=== The records ===
::::
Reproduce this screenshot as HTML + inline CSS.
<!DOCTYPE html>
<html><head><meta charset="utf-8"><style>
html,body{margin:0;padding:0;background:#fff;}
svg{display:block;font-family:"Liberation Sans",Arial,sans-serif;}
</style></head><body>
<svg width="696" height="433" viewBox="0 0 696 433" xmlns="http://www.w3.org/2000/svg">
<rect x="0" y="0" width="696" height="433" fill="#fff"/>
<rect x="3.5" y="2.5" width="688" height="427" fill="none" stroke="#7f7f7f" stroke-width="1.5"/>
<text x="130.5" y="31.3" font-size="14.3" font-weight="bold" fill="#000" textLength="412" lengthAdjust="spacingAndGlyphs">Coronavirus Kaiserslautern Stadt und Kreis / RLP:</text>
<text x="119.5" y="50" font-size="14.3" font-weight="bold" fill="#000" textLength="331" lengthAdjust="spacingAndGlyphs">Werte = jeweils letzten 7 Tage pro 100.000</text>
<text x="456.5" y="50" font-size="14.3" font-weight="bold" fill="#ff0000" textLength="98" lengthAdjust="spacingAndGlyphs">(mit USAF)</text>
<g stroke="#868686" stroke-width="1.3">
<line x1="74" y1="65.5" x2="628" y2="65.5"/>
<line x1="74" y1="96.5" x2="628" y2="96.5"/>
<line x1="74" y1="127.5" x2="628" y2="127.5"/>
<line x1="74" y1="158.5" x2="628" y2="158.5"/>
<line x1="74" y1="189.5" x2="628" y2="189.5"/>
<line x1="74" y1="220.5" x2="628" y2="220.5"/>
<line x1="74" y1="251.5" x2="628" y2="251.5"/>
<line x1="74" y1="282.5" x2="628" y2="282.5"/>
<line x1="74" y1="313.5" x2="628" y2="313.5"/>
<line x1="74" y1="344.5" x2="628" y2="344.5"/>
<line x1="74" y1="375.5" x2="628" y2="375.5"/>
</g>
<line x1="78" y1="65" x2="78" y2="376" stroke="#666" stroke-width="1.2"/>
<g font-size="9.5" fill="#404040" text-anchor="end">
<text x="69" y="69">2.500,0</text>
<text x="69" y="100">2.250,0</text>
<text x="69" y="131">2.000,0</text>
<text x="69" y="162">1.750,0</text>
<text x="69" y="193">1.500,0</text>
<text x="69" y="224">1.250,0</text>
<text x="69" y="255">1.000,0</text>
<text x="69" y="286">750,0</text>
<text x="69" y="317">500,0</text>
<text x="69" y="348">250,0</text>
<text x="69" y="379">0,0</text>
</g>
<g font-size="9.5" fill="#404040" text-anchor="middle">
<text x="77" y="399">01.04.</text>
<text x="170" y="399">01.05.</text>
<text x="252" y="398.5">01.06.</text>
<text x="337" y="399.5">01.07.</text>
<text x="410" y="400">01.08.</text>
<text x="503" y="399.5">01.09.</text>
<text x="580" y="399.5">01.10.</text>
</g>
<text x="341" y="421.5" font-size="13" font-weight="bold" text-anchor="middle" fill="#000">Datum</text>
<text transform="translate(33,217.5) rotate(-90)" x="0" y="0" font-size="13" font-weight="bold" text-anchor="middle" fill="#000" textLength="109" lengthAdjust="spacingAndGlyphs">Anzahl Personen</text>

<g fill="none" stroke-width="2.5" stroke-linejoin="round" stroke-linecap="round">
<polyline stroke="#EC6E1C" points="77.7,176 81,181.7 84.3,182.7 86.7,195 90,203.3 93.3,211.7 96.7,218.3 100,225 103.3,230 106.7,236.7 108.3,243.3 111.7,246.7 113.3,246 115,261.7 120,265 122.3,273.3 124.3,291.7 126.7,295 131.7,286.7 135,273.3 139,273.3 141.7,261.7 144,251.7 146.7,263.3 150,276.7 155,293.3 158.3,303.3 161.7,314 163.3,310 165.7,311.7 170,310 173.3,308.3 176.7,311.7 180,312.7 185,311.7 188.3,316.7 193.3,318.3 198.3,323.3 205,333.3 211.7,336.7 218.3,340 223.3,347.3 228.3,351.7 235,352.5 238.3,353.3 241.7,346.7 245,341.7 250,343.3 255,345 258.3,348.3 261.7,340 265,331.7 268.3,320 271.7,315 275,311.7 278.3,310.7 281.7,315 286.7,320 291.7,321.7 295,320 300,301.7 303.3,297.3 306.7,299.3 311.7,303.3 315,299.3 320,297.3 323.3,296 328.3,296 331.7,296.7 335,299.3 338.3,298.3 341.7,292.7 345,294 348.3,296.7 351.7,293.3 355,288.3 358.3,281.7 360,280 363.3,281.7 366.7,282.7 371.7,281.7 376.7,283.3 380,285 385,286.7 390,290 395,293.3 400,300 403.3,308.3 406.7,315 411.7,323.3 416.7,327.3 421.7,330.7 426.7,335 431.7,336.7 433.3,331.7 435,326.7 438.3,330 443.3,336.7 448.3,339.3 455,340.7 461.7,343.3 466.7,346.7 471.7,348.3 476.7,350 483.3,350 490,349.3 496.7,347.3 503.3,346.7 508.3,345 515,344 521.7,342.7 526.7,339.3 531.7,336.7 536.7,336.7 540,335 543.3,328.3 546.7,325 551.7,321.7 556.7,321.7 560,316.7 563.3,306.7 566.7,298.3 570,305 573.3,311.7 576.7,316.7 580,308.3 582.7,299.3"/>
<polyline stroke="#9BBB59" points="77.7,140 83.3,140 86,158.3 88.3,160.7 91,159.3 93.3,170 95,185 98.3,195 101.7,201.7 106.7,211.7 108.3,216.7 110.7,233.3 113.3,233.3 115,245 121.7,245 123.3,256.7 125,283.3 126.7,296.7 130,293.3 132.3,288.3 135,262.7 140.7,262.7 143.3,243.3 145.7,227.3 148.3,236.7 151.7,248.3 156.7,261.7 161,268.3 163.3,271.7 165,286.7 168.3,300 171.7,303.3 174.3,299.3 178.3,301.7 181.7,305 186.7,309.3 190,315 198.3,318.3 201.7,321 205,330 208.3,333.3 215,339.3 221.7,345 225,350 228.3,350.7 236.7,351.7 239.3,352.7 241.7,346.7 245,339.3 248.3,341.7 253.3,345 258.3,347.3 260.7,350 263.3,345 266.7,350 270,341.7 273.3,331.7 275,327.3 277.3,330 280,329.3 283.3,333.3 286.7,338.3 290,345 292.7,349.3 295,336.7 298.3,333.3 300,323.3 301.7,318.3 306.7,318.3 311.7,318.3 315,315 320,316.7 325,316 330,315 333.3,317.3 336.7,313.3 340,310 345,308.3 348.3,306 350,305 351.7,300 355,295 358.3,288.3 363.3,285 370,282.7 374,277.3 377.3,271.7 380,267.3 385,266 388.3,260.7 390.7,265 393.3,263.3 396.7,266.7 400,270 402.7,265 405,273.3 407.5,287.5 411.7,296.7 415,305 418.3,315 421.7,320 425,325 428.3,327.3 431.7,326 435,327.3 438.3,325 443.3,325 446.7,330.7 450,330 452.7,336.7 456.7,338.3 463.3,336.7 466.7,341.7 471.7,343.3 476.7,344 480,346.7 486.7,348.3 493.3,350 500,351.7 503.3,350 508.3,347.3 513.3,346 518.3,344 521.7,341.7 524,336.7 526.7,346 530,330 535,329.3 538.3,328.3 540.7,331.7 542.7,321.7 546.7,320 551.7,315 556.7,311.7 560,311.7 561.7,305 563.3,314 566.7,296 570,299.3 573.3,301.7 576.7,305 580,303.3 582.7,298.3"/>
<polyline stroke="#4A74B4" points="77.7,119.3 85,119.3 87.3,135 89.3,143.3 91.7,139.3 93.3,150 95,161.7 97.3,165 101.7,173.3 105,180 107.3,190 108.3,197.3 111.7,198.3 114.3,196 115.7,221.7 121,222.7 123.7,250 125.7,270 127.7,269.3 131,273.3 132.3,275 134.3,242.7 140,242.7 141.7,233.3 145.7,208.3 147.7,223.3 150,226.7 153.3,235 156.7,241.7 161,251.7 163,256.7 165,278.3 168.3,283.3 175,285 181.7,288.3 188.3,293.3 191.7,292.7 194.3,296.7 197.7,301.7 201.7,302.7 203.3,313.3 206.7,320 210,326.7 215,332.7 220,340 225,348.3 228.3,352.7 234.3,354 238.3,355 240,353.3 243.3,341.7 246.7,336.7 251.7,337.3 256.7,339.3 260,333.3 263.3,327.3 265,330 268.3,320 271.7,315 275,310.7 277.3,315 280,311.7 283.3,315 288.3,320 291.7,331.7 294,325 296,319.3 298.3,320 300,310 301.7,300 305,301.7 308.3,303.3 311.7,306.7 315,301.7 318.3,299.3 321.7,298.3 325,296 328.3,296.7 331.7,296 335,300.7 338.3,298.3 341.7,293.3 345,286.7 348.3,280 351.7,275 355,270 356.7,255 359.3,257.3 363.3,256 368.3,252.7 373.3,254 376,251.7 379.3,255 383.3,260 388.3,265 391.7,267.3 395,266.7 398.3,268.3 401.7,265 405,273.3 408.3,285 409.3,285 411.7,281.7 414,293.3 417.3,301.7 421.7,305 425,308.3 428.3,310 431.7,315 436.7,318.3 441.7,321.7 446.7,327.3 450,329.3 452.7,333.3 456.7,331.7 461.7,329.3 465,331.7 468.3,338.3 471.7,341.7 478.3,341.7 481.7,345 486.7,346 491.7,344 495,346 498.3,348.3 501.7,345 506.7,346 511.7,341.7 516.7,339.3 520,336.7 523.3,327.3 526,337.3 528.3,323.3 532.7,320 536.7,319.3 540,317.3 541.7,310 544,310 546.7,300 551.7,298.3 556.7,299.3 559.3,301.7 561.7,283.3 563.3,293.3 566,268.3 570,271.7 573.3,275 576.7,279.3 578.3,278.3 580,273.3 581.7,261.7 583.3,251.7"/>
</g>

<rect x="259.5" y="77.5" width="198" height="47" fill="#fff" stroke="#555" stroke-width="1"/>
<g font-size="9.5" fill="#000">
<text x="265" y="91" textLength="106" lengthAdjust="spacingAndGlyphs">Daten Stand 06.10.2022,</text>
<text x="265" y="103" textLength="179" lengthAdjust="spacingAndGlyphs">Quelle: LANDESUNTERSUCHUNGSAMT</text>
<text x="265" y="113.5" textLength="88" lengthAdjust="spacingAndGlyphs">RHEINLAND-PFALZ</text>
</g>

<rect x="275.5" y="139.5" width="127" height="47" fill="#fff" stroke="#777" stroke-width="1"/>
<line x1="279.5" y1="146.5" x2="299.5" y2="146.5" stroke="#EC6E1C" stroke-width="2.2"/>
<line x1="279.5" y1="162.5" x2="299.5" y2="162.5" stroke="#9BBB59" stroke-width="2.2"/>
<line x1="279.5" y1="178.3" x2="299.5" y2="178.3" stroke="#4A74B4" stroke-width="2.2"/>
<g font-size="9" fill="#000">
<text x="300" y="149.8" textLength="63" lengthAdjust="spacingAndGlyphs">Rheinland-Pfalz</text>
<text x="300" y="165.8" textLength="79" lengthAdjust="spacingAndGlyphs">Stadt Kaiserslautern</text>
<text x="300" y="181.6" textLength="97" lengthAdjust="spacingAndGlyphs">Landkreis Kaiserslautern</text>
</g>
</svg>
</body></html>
::::
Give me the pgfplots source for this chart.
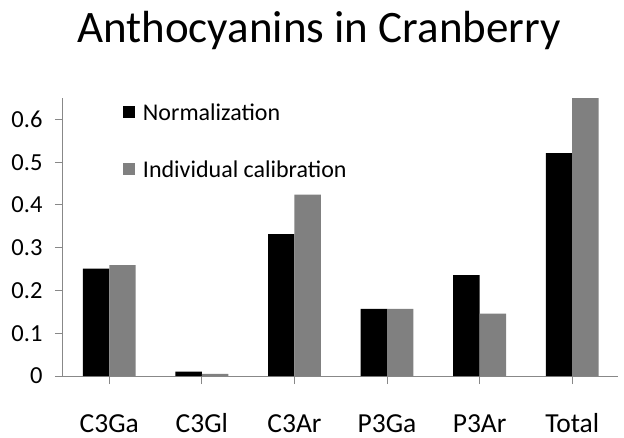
::::
=== What is needed ===
What is the number of lines containing "this"? Give that number only.

=== Answer ===
2